Mir ist vor allem bewusst geworden, wie hoch der Zeitanteil ist, den ich für die Unterrichtsvor- und nachbereitung benötige. Dies ist wesentlich mehr als ich vermutet habe und ist durch die WAZ nicht abgebildet und es handelt sich dabei lediglich um „normale“ Unterrichtsvorbereitung und nicht um besondere Unterrichtsprojekte. Meinem Gefühl nach benötige ich mindestens wieder so viel Zeit für die Unterrichtsvorbereitung wie als Berufsanfänger, weil sich durch Inklusion, zusätzliche Maßnahmen für Kinder, die aus IVK-Klassen in die Regelklassen wechseln, sowie durch die Digitalisierung von Unterricht und neue (rückschrittige) Rahmenpläne ein so starker Mehraufwand ergibt, ohne dabei aber zu besserem Unterricht zu kommen (eher im Gegenteil). Dies empfinde ich als sehr frustrierend (...). (Abschlussbemerkung des Fragebogens einer GY-Lehrkraft)
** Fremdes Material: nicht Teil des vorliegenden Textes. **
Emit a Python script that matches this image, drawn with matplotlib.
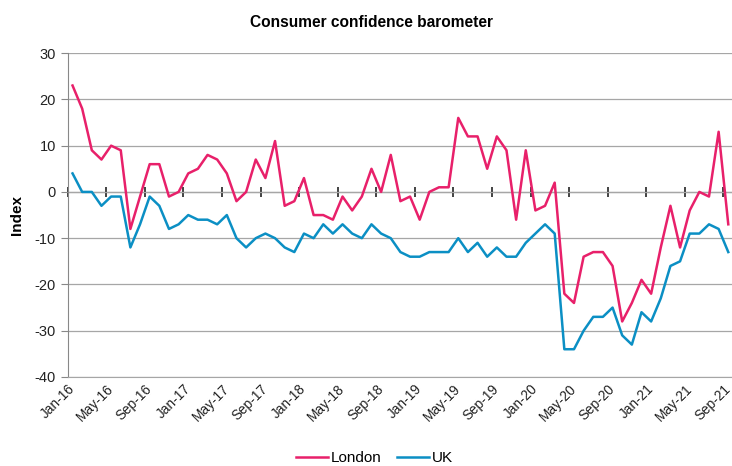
import matplotlib.pyplot as plt
import numpy as np

plt.rcParams['font.family'] = ['Liberation Sans', 'DejaVu Sans']
plt.rcParams['axes.unicode_minus'] = False

months = ['Jan', 'Feb', 'Mar', 'Apr', 'May', 'Jun', 'Jul', 'Aug', 'Sep', 'Oct', 'Nov', 'Dec']
dates = [f'{m}-{y}' for y in range(16, 22) for m in months][:69]

london = [23, 18, 9, 7, 10, 9, -8, -1, 6, 6, -1, 0,
          4, 5, 8, 7, 4, -2, 0, 7, 3, 11, -3, -2,
          3, -5, -5, -6, -1, -4, -1, 5, 0, 8, -2, -1,
          -6, 0, 1, 1, 16, 12, 12, 5, 12, 9, -6, 9,
          -4, -3, 2, -22, -24, -14, -13, -13, -16, -28, -24, -19,
          -22, -12, -3, -12, -4, 0, -1, 13, -7]
uk = [4, 0, 0, -3, -1, -1, -12, -7, -1, -3, -8, -7,
      -5, -6, -6, -7, -5, -10, -12, -10, -9, -10, -12, -13,
      -9, -10, -7, -9, -7, -9, -10, -7, -9, -10, -13, -14,
      -14, -13, -13, -13, -10, -13, -11, -14, -12, -14, -14, -11,
      -9, -7, -9, -34, -34, -30, -27, -27, -25, -31, -33, -26,
      -28, -23, -16, -15, -9, -9, -7, -8, -13]

x = np.arange(len(dates))

fig = plt.figure(figsize=(7.32, 4.66), dpi=100)
ax = fig.add_axes([0.0925, 0.191, 0.909, 0.695])

for y in range(-40, 31, 10):
    ax.axhline(y, color='#a6a6a6', lw=0.9, zorder=1)

ax.plot(x, london, color='#e8206a', lw=1.8, label='London', zorder=3)
ax.plot(x, uk, color='#0b8fc4', lw=1.8, label='UK', zorder=3)

ax.set_xlim(-0.5, len(dates) - 0.5)
ax.set_ylim(-40, 30)
ax.set_yticks(range(-40, 31, 10))

# category labels every 4 months
ax.set_xticks(x[::4])
ax.set_xticklabels(dates[::4], rotation=45, ha='right', va='center',
                   rotation_mode='anchor')
ax.tick_params(axis='x', length=0, pad=7, labelsize=9.8, colors='#222222')
ax.tick_params(axis='y', length=5, color='#888888', labelsize=10.5, colors='#222222')

for s in ['top', 'right']:
    ax.spines[s].set_visible(False)
ax.spines['left'].set_color('#888888')
ax.spines['bottom'].set_color('#a6a6a6')

# horizontal axis drawn through zero with tick marks between categories
ymin, ymax = ax.get_ylim()
zax = ax.secondary_xaxis((0 - ymin) / (ymax - ymin))
zax.set_xticks(np.arange(-0.5, len(dates) - 1, 4))
zax.set_xticklabels([])
zax.tick_params(axis='x', direction='inout', length=7, width=1.2,
                color='#222222', labelbottom=False, labeltop=False)
zax.spines['bottom'].set_color('#555555')
zax.spines['bottom'].set_linewidth(1.4)

ax.set_ylabel('Index', fontsize=11, fontweight='bold', labelpad=8)
fig.text(0.508, 0.952, 'Consumer confidence barometer', ha='center', va='center',
         fontsize=11.2, fontweight='bold')

fig.legend(loc='lower center', bbox_to_anchor=(0.512, -0.028), ncol=2, frameon=False,
           fontsize=11, handlelength=2.1, handletextpad=0.2, columnspacing=1.0)

fig.savefig('out.png', dpi=100)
3. Mehr Ressourcen und Rahmenbedingungen
Lehrkräfte berichten von zu großen Klassen und hoher Dokumentationslast. Temporäre Unterstützung, zusätzliche Fachkräfte und Entlastung durch Quer- und Seiteneinsteiger sind dringend erforderlich, um Unterrichtsqualität und Berufszufriedenheit zu sichern.
Es ist ein toller Beruf, aber ohne multiprofessionelle Teams an den Schulen und deutlich mehr Zeitressourcen ist die Arbeit nicht mehr zu schaffen. (Abschlussbemerkung des Fragebogens einer GY-Lehrkraft)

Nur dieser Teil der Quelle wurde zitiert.